Discursos de ódio e de desrespeito à vítima não têm vez no Plenário do Júri, haja vista o artigo 497, III, do CPP, reforçado pelo Enunciado nº 47 do Fonavid. E teses absolutórias de cunho misógino são desaconselháveis à defesa, porque enfrentam natural repulsa social — os jurados, antes de juízes leigos, além da identidade de gênero, têm filhas, netas, sobrinhas, enteadas, logo, qualquer discurso machista será muito mal recebido. Ante a seleção promovida pelo Conselho de Sentença, qualquer restrição à plenitude de defesa desveste-se de proporcionalidade, sob o ângulo da adequação (utilidade), mesmo porque despida de viés preventivo — quando sobrevier a necessidade de movimentar a defesa técnica, é porque a violência contra a mulher já foi cometida.

Todo crime é a cena de um filme, existindo um antes e um depois. Julga-se uma fotografia. Homicídio cujo móvel seja o ciúme, a depender das circunstâncias, nem sempre encerra misoginia, machismo.
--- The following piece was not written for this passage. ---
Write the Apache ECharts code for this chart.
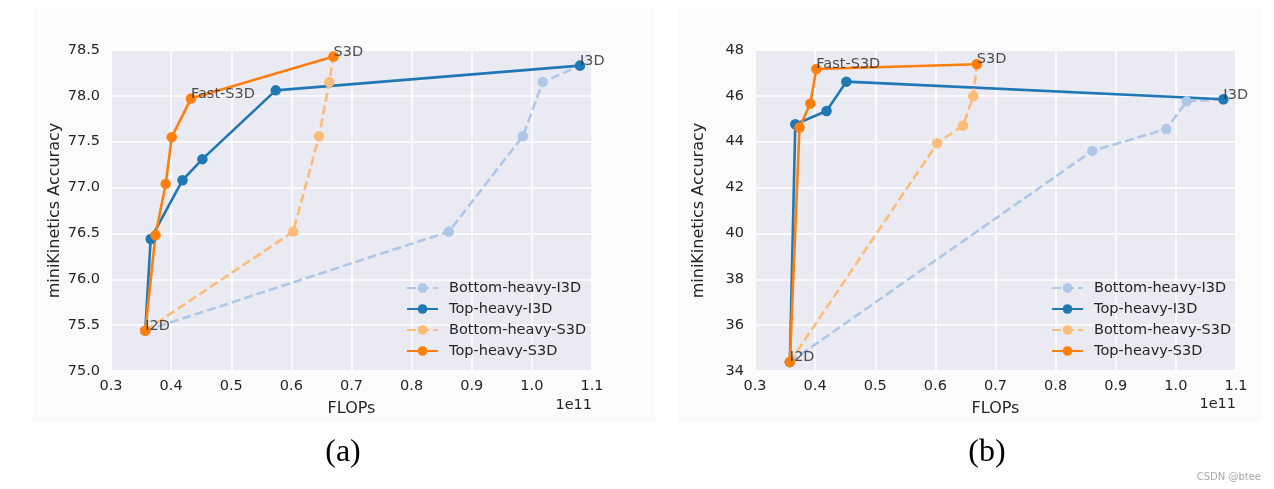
<!DOCTYPE html>
<html><head><meta charset="utf-8">
<script src="https://cdn.jsdelivr.net/npm/echarts@6/dist/echarts.min.js"></script>
<style>html,body{margin:0;padding:0;background:#fff}#c{width:1274px;height:489px}</style>
</head><body><div id="c"></div>
<script>
// ---- Data: panel (a) ----
const aBotI3D = [[0.357,75.44],[0.862,76.52],[0.985,77.56],[1.018,78.15],[1.080,78.33]];
const aTopI3D = [[0.357,75.44],[0.366,76.44],[0.419,77.08],[0.452,77.31],[0.574,78.06],[1.080,78.33]];
const aBotS3D = [[0.357,75.44],[0.603,76.52],[0.646,77.56],[0.663,78.15],[0.670,78.43]];
const aTopS3D = [[0.357,75.44],[0.374,76.48],[0.391,77.04],[0.401,77.55],[0.433,77.97],[0.670,78.43]];
// ---- Data: panel (b) ----
const bBotI3D = [[0.358,34.39],[0.861,43.60],[0.984,44.55],[1.018,45.76],[1.079,45.85]];
const bTopI3D = [[0.358,34.39],[0.367,44.76],[0.419,45.34],[0.452,46.62],[1.079,45.85]];
const bBotS3D = [[0.358,34.39],[0.603,43.93],[0.646,44.71],[0.663,45.98],[0.669,47.38]];
const bTopS3D = [[0.358,34.39],[0.374,44.62],[0.392,45.67],[0.402,47.17],[0.669,47.38]];
// ---- Annotations ----
const aNotes = [['I2D', aTopS3D[0]], ['Fast-S3D', aTopS3D[4]], ['S3D', aTopS3D[5]], ['I3D', aTopI3D[5]]];
const bNotes = [['I2D', bTopS3D[0]], ['Fast-S3D', bTopS3D[3]], ['S3D', bTopS3D[4]], ['I3D', bTopI3D[4]]];
const seriesNames = ['Bottom-heavy-I3D','Top-heavy-I3D','Bottom-heavy-S3D','Top-heavy-S3D'];
const seriesColors = ['#aec7e8','#1f77b4','#ffbb78','#ff7f0e'];
const seriesDashed = [true,false,true,false];
const xTicks = {min:0.3, max:1.1, interval:0.1};
const aYTicks = {min:75, max:78.5, interval:0.5};
const bYTicks = {min:34, max:48, interval:2};
const captions = ['(a)','(b)'];

const TXT = '#262626';
const FONT = 'DejaVu Sans';
const FS = 14.5;

function lineSeries(i, data, gi) {
  return {
    type:'line', name:seriesNames[i], data:data, xAxisIndex:gi, yAxisIndex:gi,
    symbol:'circle', symbolSize:10.5, showSymbol:true, animation:false,
    lineStyle:{color:seriesColors[i], width:2.6, type: seriesDashed[i] ? [9,4] : 'solid'},
    itemStyle:{color:seriesColors[i]},
    emphasis:{disabled:true}
  };
}
function noteSeries(notes, gi) {
  return {
    type:'scatter', xAxisIndex:gi, yAxisIndex:gi, symbolSize:0, animation:false, z:10,
    data: notes.map(n => ({name:n[0], value:n[1]})),
    itemStyle:{color:'transparent'},
    label:{show:true, formatter:'{b}', position:'right', distance:0, align:'left', verticalAlign:'bottom',
      offset:[0,3], fontSize:FS, color:TXT, fontFamily:FONT},
    emphasis:{disabled:true}, silent:true
  };
}
function xAxis(gi) {
  return {type:'value', gridIndex:gi, min:xTicks.min, max:xTicks.max, interval:xTicks.interval,
    axisLine:{show:false}, axisTick:{show:false},
    splitLine:{show:true, lineStyle:{color:'#ffffff', width:1.5}},
    axisLabel:{fontSize:FS, color:TXT, fontFamily:FONT, margin:8, formatter:v => v.toFixed(1)},
    name:'FLOPs', nameLocation:'middle', nameGap:30,
    nameTextStyle:{fontSize:16, color:TXT, fontFamily:FONT}};
}
function yAxis(gi, t, dec) {
  return {type:'value', gridIndex:gi, min:t.min, max:t.max, interval:t.interval,
    axisLine:{show:false}, axisTick:{show:false},
    splitLine:{show:true, lineStyle:{color:'#ffffff', width:1.5}},
    axisLabel:{fontSize:FS, color:TXT, fontFamily:FONT, margin:11, formatter:v => v.toFixed(dec)},
    name:'miniKinetics Accuracy', nameLocation:'middle', nameGap:48,
    nameTextStyle:{fontSize:16, color:TXT, fontFamily:FONT}};
}
function legend(left) {
  return {data:seriesNames, orient:'vertical', left:left, top:275, itemWidth:31, itemHeight:12, itemGap:5,
    selectedMode:false,
    textStyle:{fontSize:FS, color:TXT, fontFamily:FONT, lineHeight:16, padding:[0,0,0,6]}};
}

const chart = echarts.init(document.getElementById('c'), null, {renderer:'canvas'});
chart.setOption({
  backgroundColor:'#ffffff',
  animation:false,
  grid:[
    {left:111, top:50, width:481, height:321, show:true, backgroundColor:'#eaeaf2', borderWidth:0},
    {left:755, top:50, width:481, height:321, show:true, backgroundColor:'#eaeaf2', borderWidth:0}
  ],
  xAxis:[xAxis(0), xAxis(1)],
  yAxis:[yAxis(0, aYTicks, 1), yAxis(1, bYTicks, 0)],
  legend:[legend(401), legend(1046)],
  series:[
    lineSeries(0, aBotI3D, 0), lineSeries(1, aTopI3D, 0), lineSeries(2, aBotS3D, 0), lineSeries(3, aTopS3D, 0),
    lineSeries(0, bBotI3D, 1), lineSeries(1, bTopI3D, 1), lineSeries(2, bBotS3D, 1), lineSeries(3, bTopS3D, 1),
    noteSeries(aNotes, 0), noteSeries(bNotes, 1)
  ],
  graphic:[
    {type:'rect', z:-10, shape:{x:33, y:8, width:622, height:414}, style:{fill:'#fbfbfb'}, silent:true},
    {type:'rect', z:-10, shape:{x:678, y:8, width:584, height:414}, style:{fill:'#fbfbfb'}, silent:true},
    {type:'text', style:{text:'1e11', x:592, y:405, textAlign:'right', textVerticalAlign:'middle', font:'14.5px "DejaVu Sans"', fill:TXT}},
    {type:'text', style:{text:'1e11', x:1236, y:404, textAlign:'right', textVerticalAlign:'middle', font:'14.5px "DejaVu Sans"', fill:TXT}},
    {type:'text', style:{text:captions[0], x:343, y:453, textAlign:'center', textVerticalAlign:'middle', font:'32px "Liberation Serif"', fill:'#000'}},
    {type:'text', style:{text:captions[1], x:987, y:453, textAlign:'center', textVerticalAlign:'middle', font:'32px "Liberation Serif"', fill:'#000'}},
    {type:'text', style:{text:'CSDN @btee', x:1261, y:477, textAlign:'right', textVerticalAlign:'middle', font:'10px "DejaVu Sans"', fill:'#aaaaaa'}}
  ]
});
</script></body></html>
Tal associação não é automática, comportando n variantes que não necessariamente se enquadram na dita "legítima defesa da honra", porquanto presentes independentemente da identidade de gênero e da orientação sexual dos (as) envolvidos(as). Tanto isso é verdade que o comportamento da vítima é uma das circunstâncias judiciais integrantes do artigo 59 do CP. Descabe sustentações atentatórias à dignidade (ou memória) da(o) lesada(o), mas, para bem compreender a cena desse filme, e melhor julgar, não há como abstrair suas ações, seus feitos, sejam eles bons ou maus, incorrendo em indesejável e falacioso maniqueísmo. Heróis e vilões integram os contos de fadas. No mundo real temos anti-heróis, conforme bem advertiu Mário de Andrade em Macunaíma. Demonstrar tais distinções, entretanto, esbarra na via afunilada dos recursos especial e extraordinário, e nos limites cognitivos mais estreitos do Habeas Corpus, sem contar os robôs utilizados no juízo de admissibilidade dessas impugnações, que seguramente, no tangente ao tema, terão "ciúme" como uma das "palavras-chave". Impõe-se cerceamento ao direito de defesa que, por mandamento constitucional (cláusula pétrea, registre-se), é pleno, rebaixando-o à ampla defesa. Embaralham-se os incisos XXXVIII, "a", e LV do artigo 5º da CRFB/88. Inexiste custo/benefício (proporcionalidade em sentido estrito) a justificar tal proceder, motivo pelo qual a pretensão veiculada na ADPF nº 779 sequer merece conhecimento. Ou, se enfrentada, há de ser julgada improcedente.

 


[1] A plenitude da defesa no júri deve se conformar ao disposto no art. 7o, “e”, da Convenção Interamericana para Prevenir, Punir e Erradicar a Violência contra a Mulher “Convenção de Belém do Pará” e ao disposto no capítulo IX itens 9.1.2 e 9.1.3 das Diretrizes Nacionais para Investigar, Processar e Julgar com perspectiva de gênero as mortes violentas de mulheres – Feminicídio, sendo recomendável ao(à) Juiz(a) Presidente considerar como excesso de linguagem argumentos violentos ofensivos à dignidade da mulher por questão de gênero, devendo intervir nos termos do art. 497, III, do CPP e art. 10-A da Lei 11.340/06. (APROVADO NO X FONAVID – Recife).